Why Beckham’s Miami move is about much more than the money

By Ellis Hill

In the neighbourhood of downtown Miami, Florida, a high-pitched man from London may have won the lottery. As he stands in front of the flashing camera bulbs holding a scarf up for the entranced media, you’d imagine he must be quite happy with himself.

That man, David Beckham, was a star footballer in MLS before it was vogue, and that, in part, laid the groundwork for his upcoming spoils. In the $250 million deal which brought the Englishman to American shores in 2007, a clause was struck: once retired, the player could buy-in to an MLS franchise for $25 million, his golden ticket. Expansion teams to the league cost a lot – at least a $100 million, the fee paid by Manchester City to found a New York City franchise back in 2013 – and thus as the dust cleared from his Miami buy-in announcement in January, a shrewd sort of business sense was emerging.

US soccer is growing at an astonishing rate, with the three most-viewed MLS games of all-time being played in the last two years and 2017’s overall attendance now thrusting the league into the top five of global attendance. While the recent failure to qualify for the World Cup will dampen spirits among armchair purists in the US, Beckham’s Miami plans will be unaffected as the franchise won’t be established until long after the competition.

Indeed, the US team are not fatally wounded either – unlike the young pretender Freddy Adu or stalwart Landon Donovan, they finally have a bankable European star in Christian Pulisic, and long may his stock rise. Mooted moves to Manchester United and Bayern Munich may not materialise soon for the 19-year-old, yet time is on his side and US soccer shall continue its rise regardless of one man.

With the lure of big cash usurped by Chinese magnates and younger household names from Europe still heading west to American teams – think Giovani Dos Santos and Carlos Vela – MLS is no longer a ‘retirement league’ where aged players impersonate the game for big bucks.

David Beckham may look no further than the success story of Atlanta United in bordering state Georgia. Average home attendance for the club, which has only competed in one professional season, runs at 48,000, a feat described by MLS commissioner Don Garber as “the story in pro sports. I’m proud to say that.”

As the Miami venture was officially unveiled last month with great media fanfare, you cannot help but think this is one of the greatest pay-offs in sporting history. For America, Beckham brought more attention to US football than any single player since Pelé when he joined the New York Cosmos in 1975. For Beckham, this represents a chance at something even Pelé couldn’t do: make Americans fall in love with the ‘beautiful game’.

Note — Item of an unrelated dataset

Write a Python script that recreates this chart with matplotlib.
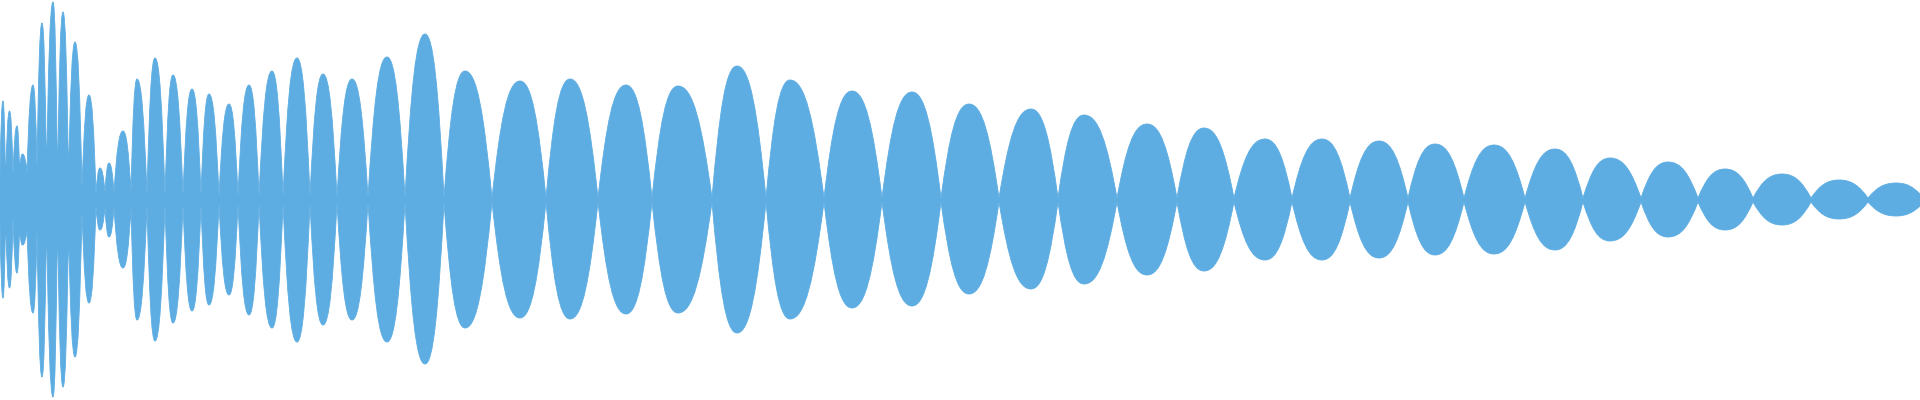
import matplotlib
matplotlib.use('Agg')
import matplotlib.pyplot as plt
from matplotlib.path import Path
from matplotlib.patches import PathPatch

# Waveform envelope: nodes (pinch points) and lobe peaks, in pixel columns
node_x = [0, 5.5, 13, 19.5, 27, 37, 46.5, 57.5, 68.5, 82, 96, 105, 114, 131, 147,
          165, 183, 201, 219, 238, 259, 283, 310, 337, 368, 405, 444, 492, 546,
          598, 652, 712, 766, 824, 882, 941, 999, 1058, 1117, 1177, 1234, 1292,
          1350, 1408, 1464, 1525, 1583, 1641, 1698, 1753, 1811, 1868, 1920]
node_top = [25, 13, 25, 30, 28, 33, 25, 18, 23, 12, 6, 8, 8, 8, 6, 5, 5, 5, 4, 4,
            4, 4, 4, 3, 3, 3, 3, 2, 2, 2, 2, 2, 2, 2, 2, 2, 2, 2, 2, 2, 2, 2, 2,
            2, 2, 2, 2, 2, 2, 2, 2, 2, 6]
node_bot = [23, 13, 18, 28, 30, 30, 20, 18, 30, 12, 6, 8, 8, 8, 6, 5, 5, 5, 4, 4,
            4, 4, 4, 3, 3, 3, 3, 2, 2, 2, 2, 2, 2, 2, 2, 2, 2, 2, 2, 2, 2, 2, 2,
            2, 2, 2, 2, 2, 2, 2, 2, 2, 6]

peak_x = [3, 9.5, 17, 22.5, 33, 42, 53, 63, 75, 89, 100, 109, 123, 137, 155, 173,
          192, 209, 229, 249, 272, 297, 323, 352, 387, 425, 465, 520, 570, 626,
          678, 737, 790, 852, 912, 969, 1031, 1084, 1147, 1204, 1265, 1322, 1379,
          1435, 1494, 1555, 1610, 1668, 1725, 1782, 1839, 1896]
peak_top = [99, 89, 74, 46, 115, 177, 198, 188, 158, 105, 32, 37, 69, 121, 142,
            125, 111, 106, 96, 115, 129, 142, 126, 121, 143, 166, 129, 119, 121,
            115, 114, 134, 120, 109, 108, 96, 91, 85, 76, 72, 61, 61, 59, 56, 55,
            51, 42, 38, 31, 26, 20, 17]
peak_bot = [98, 88, 73, 45, 113, 177, 197, 187, 157, 103, 30, 37, 68, 120, 141,
            123, 111, 105, 95, 115, 128, 142, 125, 120, 142, 164, 128, 118, 119,
            114, 113, 133, 119, 108, 106, 94, 89, 84, 75, 71, 60, 60, 58, 55, 54,
            50, 41, 37, 30, 25, 19, 16]

COLOR = '#5dade2'


def edge_points(nodes_y, peaks_y, sign):
    # alternate node -> peak -> node: near-straight flanks, rounded top
    pts = [(node_x[0], sign * nodes_y[0])]
    seq = []
    for i in range(len(peak_x)):
        seq.append((peak_x[i], sign * peaks_y[i], 'up'))
        seq.append((node_x[i + 1], sign * nodes_y[i + 1], 'down'))
    x0, y0 = pts[0]
    for x1, y1, kind in seq:
        w = x1 - x0
        if kind == 'up':
            c1 = (x0 + 0.30 * w, y0 + 0.66 * (y1 - y0))
            c2 = (x0 + 0.55 * w, y1)
        else:
            c1 = (x0 + 0.45 * w, y0)
            c2 = (x0 + 0.70 * w, y1 + 0.66 * (y0 - y1))
        pts += [c1, c2, (x1, y1)]
        x0, y0 = x1, y1
    return pts


top = edge_points(node_top, peak_top, 1)
bot = edge_points(node_bot, peak_bot, -1)[::-1]

verts = top + bot + [top[0]]
codes = ([Path.MOVETO] + [Path.CURVE4] * (len(top) - 1)
         + [Path.LINETO] + [Path.CURVE4] * (len(bot) - 1) + [Path.CLOSEPOLY])

fig = plt.figure(figsize=(19.2, 4), dpi=100)
ax = fig.add_axes([0, 0, 1, 1])
ax.add_patch(PathPatch(Path(verts, codes), facecolor=COLOR, edgecolor=COLOR, lw=0.6))
ax.set_xlim(0, 1920)
ax.set_ylim(-200, 200)
ax.axis('off')

fig.savefig('out.png', dpi=100)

David Beckham is no philosopher – every one of his books has been ghostwritten and he does not muse about football ideology like a Cruyff or a Guardiola. Yet perhaps unwittingly he is now a figurehead of a larger movement, one which seeps through every pore of the American soccer landscape.

Unlike his original move, this growth is natural, and that’s what makes it exciting. Beckham is already a rich man many times over – this isn’t all about money, this is about a country finally embracing soccer-mania.